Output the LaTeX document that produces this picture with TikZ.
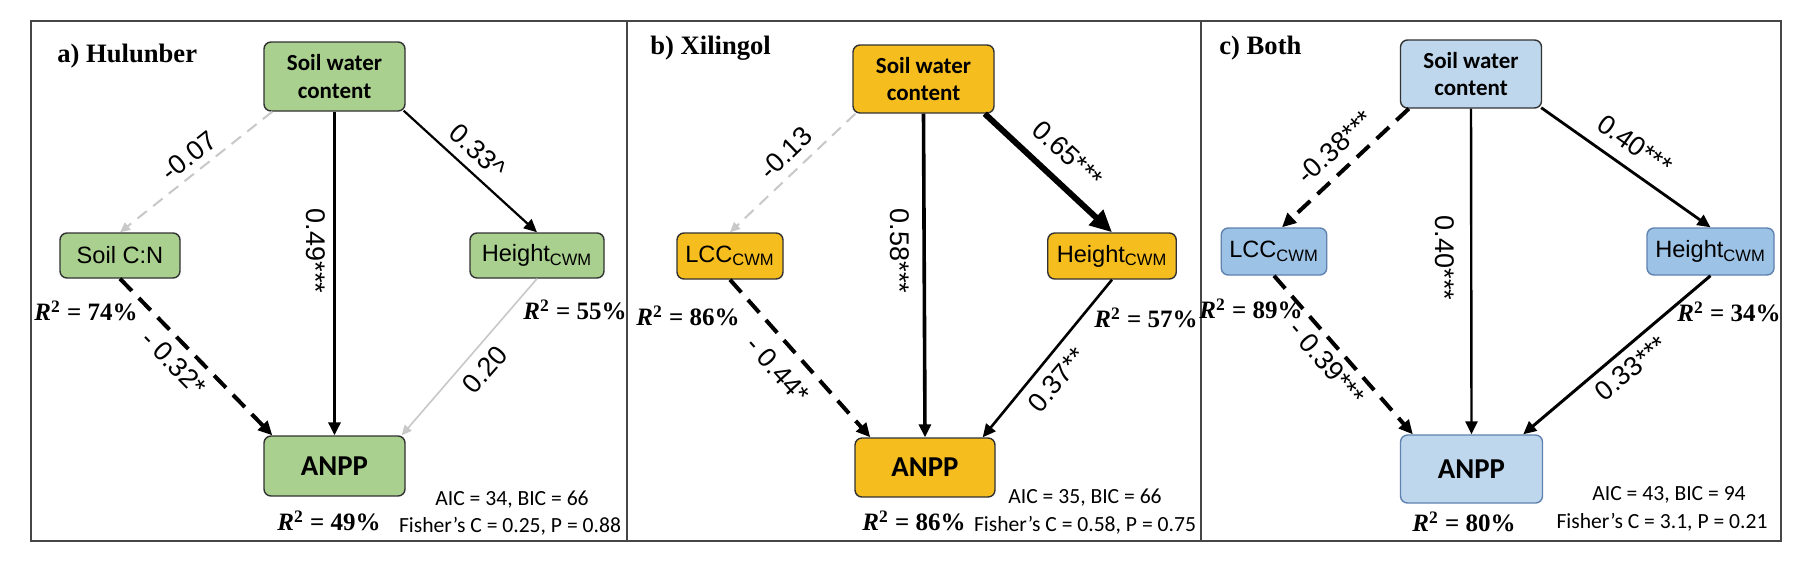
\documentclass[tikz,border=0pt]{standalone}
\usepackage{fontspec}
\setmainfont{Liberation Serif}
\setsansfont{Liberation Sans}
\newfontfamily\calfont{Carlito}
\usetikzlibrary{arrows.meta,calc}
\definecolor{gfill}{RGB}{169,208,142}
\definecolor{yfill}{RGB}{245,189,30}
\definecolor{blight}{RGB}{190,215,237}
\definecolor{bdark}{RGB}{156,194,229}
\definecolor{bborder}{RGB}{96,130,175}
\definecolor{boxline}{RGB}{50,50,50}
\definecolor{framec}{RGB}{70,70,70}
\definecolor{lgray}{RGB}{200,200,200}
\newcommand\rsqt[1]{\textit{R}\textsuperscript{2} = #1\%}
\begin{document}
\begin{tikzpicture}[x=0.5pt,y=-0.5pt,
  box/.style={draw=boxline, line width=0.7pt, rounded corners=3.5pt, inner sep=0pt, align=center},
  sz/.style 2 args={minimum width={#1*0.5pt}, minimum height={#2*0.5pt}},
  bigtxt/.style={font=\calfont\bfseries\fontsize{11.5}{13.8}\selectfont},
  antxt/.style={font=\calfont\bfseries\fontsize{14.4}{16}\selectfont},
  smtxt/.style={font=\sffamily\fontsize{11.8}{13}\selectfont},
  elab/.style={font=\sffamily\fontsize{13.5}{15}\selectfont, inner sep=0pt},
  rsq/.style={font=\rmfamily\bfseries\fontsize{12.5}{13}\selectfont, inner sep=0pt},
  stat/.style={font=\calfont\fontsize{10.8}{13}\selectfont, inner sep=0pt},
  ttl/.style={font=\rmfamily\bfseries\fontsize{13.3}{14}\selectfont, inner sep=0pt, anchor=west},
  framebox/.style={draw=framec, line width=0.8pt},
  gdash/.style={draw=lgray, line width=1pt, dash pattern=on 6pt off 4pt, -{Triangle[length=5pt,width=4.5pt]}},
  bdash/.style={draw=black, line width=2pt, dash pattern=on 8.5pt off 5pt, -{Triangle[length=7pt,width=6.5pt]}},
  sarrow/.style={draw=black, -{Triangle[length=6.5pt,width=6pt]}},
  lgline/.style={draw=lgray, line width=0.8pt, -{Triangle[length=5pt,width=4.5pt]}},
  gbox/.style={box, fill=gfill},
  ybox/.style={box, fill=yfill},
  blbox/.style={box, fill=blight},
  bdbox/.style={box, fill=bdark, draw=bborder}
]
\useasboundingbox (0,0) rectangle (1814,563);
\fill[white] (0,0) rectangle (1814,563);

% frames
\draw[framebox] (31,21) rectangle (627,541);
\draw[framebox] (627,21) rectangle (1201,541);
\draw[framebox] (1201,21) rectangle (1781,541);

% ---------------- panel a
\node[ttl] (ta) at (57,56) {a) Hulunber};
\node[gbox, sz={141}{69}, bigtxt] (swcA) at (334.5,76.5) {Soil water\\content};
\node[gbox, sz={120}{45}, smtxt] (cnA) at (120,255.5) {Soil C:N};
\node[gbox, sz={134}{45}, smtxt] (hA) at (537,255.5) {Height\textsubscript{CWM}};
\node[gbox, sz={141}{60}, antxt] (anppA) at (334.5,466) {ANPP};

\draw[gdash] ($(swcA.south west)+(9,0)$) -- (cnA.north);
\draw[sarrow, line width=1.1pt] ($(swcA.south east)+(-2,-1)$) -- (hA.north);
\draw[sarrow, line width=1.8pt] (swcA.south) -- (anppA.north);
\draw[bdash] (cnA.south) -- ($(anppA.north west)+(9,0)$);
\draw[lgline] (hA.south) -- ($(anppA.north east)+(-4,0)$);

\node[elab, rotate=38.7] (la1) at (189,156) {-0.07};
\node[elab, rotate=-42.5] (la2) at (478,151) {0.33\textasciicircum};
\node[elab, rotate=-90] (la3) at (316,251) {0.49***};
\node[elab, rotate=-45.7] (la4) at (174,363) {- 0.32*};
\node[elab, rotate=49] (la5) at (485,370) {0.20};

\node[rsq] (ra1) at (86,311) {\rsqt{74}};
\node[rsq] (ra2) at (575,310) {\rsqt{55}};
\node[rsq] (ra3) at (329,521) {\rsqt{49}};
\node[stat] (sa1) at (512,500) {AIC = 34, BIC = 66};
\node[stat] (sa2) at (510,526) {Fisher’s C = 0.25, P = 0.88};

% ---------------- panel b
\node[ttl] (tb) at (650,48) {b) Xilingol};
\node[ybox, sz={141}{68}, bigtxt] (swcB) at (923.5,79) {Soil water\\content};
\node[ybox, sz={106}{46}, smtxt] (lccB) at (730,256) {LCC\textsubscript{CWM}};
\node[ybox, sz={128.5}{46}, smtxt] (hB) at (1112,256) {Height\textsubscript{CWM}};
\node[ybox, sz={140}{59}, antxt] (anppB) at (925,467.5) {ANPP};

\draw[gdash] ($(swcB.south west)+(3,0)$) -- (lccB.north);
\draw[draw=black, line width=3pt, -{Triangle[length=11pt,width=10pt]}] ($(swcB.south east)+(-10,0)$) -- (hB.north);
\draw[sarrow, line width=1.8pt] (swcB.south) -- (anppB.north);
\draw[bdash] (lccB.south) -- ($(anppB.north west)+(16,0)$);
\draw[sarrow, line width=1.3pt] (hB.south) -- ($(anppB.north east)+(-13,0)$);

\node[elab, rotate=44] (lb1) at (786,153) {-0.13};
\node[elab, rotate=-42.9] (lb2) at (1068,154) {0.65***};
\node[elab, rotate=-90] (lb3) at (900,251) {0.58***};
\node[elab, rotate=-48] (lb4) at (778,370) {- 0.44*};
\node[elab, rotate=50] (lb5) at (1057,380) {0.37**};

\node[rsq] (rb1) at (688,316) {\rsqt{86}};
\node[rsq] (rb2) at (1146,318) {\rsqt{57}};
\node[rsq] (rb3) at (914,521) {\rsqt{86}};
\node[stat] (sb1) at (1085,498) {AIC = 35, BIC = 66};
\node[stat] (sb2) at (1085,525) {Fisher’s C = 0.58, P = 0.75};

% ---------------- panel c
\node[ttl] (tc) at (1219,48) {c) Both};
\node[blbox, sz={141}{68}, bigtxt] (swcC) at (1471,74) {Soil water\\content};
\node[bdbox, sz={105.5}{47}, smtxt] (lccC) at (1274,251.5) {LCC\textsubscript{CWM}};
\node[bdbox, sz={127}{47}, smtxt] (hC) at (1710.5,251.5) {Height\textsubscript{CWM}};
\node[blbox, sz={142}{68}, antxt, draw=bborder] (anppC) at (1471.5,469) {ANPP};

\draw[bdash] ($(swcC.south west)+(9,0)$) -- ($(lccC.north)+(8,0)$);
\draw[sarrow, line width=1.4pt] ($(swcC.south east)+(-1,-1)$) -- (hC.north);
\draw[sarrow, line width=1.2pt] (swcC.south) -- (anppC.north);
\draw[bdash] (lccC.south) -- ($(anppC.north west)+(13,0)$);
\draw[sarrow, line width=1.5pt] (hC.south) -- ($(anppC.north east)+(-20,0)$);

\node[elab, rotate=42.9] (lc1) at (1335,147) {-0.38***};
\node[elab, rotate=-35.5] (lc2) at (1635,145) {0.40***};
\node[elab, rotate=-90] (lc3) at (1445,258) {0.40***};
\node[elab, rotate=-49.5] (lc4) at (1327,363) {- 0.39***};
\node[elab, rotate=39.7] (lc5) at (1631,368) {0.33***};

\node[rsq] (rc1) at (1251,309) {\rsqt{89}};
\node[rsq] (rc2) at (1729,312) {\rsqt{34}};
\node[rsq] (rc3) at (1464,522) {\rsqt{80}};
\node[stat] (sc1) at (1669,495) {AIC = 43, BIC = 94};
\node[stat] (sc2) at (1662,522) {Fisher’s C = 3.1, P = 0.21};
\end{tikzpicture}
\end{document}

####

### Task to carry out
Quote, exactly and only, the lines from the first line of the data above through the line containing "(1201,21) rectangle (1781,541);". The pictures do not belong in it.

### The reply
Output the LaTeX document that produces this picture with TikZ.
\documentclass[tikz,border=0pt]{standalone}
\usepackage{fontspec}
\setmainfont{Liberation Serif}
\setsansfont{Liberation Sans}
\newfontfamily\calfont{Carlito}
\usetikzlibrary{arrows.meta,calc}
\definecolor{gfill}{RGB}{169,208,142}
\definecolor{yfill}{RGB}{245,189,30}
\definecolor{blight}{RGB}{190,215,237}
\definecolor{bdark}{RGB}{156,194,229}
\definecolor{bborder}{RGB}{96,130,175}
\definecolor{boxline}{RGB}{50,50,50}
\definecolor{framec}{RGB}{70,70,70}
\definecolor{lgray}{RGB}{200,200,200}
\newcommand\rsqt[1]{\textit{R}\textsuperscript{2} = #1\%}
\begin{document}
\begin{tikzpicture}[x=0.5pt,y=-0.5pt,
  box/.style={draw=boxline, line width=0.7pt, rounded corners=3.5pt, inner sep=0pt, align=center},
  sz/.style 2 args={minimum width={#1*0.5pt}, minimum height={#2*0.5pt}},
  bigtxt/.style={font=\calfont\bfseries\fontsize{11.5}{13.8}\selectfont},
  antxt/.style={font=\calfont\bfseries\fontsize{14.4}{16}\selectfont},
  smtxt/.style={font=\sffamily\fontsize{11.8}{13}\selectfont},
  elab/.style={font=\sffamily\fontsize{13.5}{15}\selectfont, inner sep=0pt},
  rsq/.style={font=\rmfamily\bfseries\fontsize{12.5}{13}\selectfont, inner sep=0pt},
  stat/.style={font=\calfont\fontsize{10.8}{13}\selectfont, inner sep=0pt},
  ttl/.style={font=\rmfamily\bfseries\fontsize{13.3}{14}\selectfont, inner sep=0pt, anchor=west},
  framebox/.style={draw=framec, line width=0.8pt},
  gdash/.style={draw=lgray, line width=1pt, dash pattern=on 6pt off 4pt, -{Triangle[length=5pt,width=4.5pt]}},
  bdash/.style={draw=black, line width=2pt, dash pattern=on 8.5pt off 5pt, -{Triangle[length=7pt,width=6.5pt]}},
  sarrow/.style={draw=black, -{Triangle[length=6.5pt,width=6pt]}},
  lgline/.style={draw=lgray, line width=0.8pt, -{Triangle[length=5pt,width=4.5pt]}},
  gbox/.style={box, fill=gfill},
  ybox/.style={box, fill=yfill},
  blbox/.style={box, fill=blight},
  bdbox/.style={box, fill=bdark, draw=bborder}
]
\useasboundingbox (0,0) rectangle (1814,563);
\fill[white] (0,0) rectangle (1814,563);

% frames
\draw[framebox] (31,21) rectangle (627,541);
\draw[framebox] (627,21) rectangle (1201,541);
\draw[framebox] (1201,21) rectangle (1781,541);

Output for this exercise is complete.